‘KING TUT’ – A CENTURY OF MYTH AND MYSTERY
One hundred years ago, in November 1922, the archaeologist Howard Carter was leading a team in Egypt’s Valley of the Kings when a workman found some steps under some rubble.
Those steps led to Tutankhamun’s tomb, the final resting place of the
14th Century BC pharaoh (below). The teenage king had been buried with all manner of treasures. In Carter’s words, there was ‘everywhere the glint of gold’.
The discovery – which, as Nicholas Reeves writes in his new edition of The Complete Tutankhamun (Thames & Hudson, £40 ★★★★★), has ‘yet to be matched’ – was immediately the centre of a media storm. Who was this boy king? Why had he been buried with such treasures? Was the tomb cursed? (Lord Carnarvon, who financed the dig, died while the tomb was still being opened.)
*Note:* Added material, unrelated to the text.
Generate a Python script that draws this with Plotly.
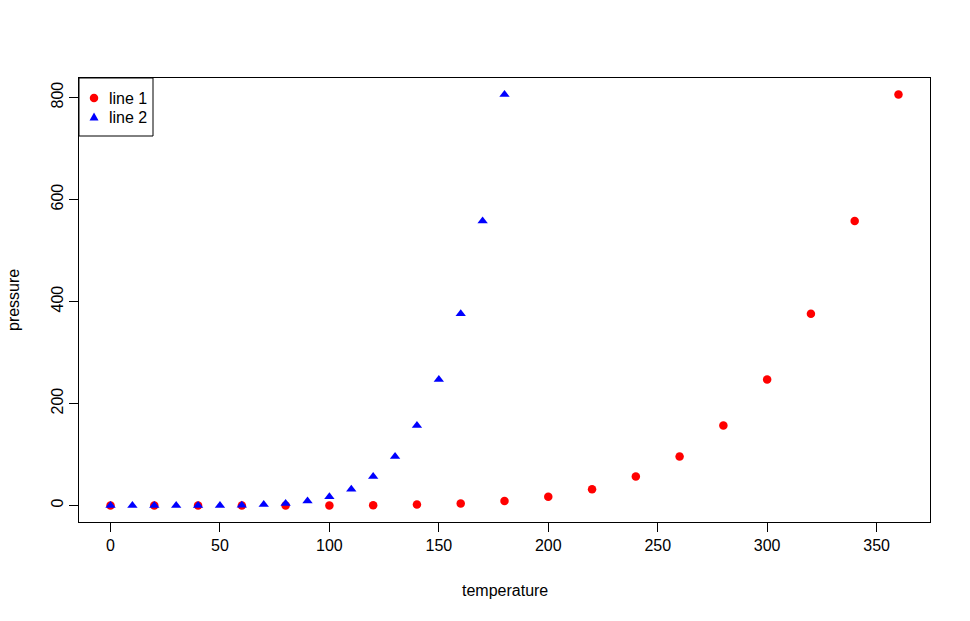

More recent discoveries about ‘King Tut’, though, have highlighted the drama of his actual life, with DNA analysis suggesting that Tutankhamun’s mother might have been his father’s sister – or even his own half-sister.
Three new books mark the centenary of the tomb’s discovery: Reeves’s The Complete Tutankhamun, Tutankhamun And The Tomb That Changed The
World, by Bob Brier (OUP, £21.99 ★★★★★), and Joyce Tyldesley’s Tutankhamun: Pharaoh, Icon, Enigma (Headline, £22 ★★★★★).
Reeves’s book is a beautifully illustrated look at Tutankhamun’s rule in Egypt’s 18th Dynasty, the story of the tomb’s opening, and a comprehensive study of all the treasures found.
Brier stresses the ‘space-age technologies’ that have given the world new insights into the tomb, from CAT-scans to a scientific study of the 35 pairs of shoes buried there. He also writes about how the excavation influenced Egyptian nationalism and global politics.
Tyldesley’s highly readable biography tells the tale of Tutankhamun’s life, followed by the story of his chaotic, dramatic afterlife of excavation. In these books, the importance of discovering the truth – rather than the myths, rumours and scandals of the past century – comes to the fore.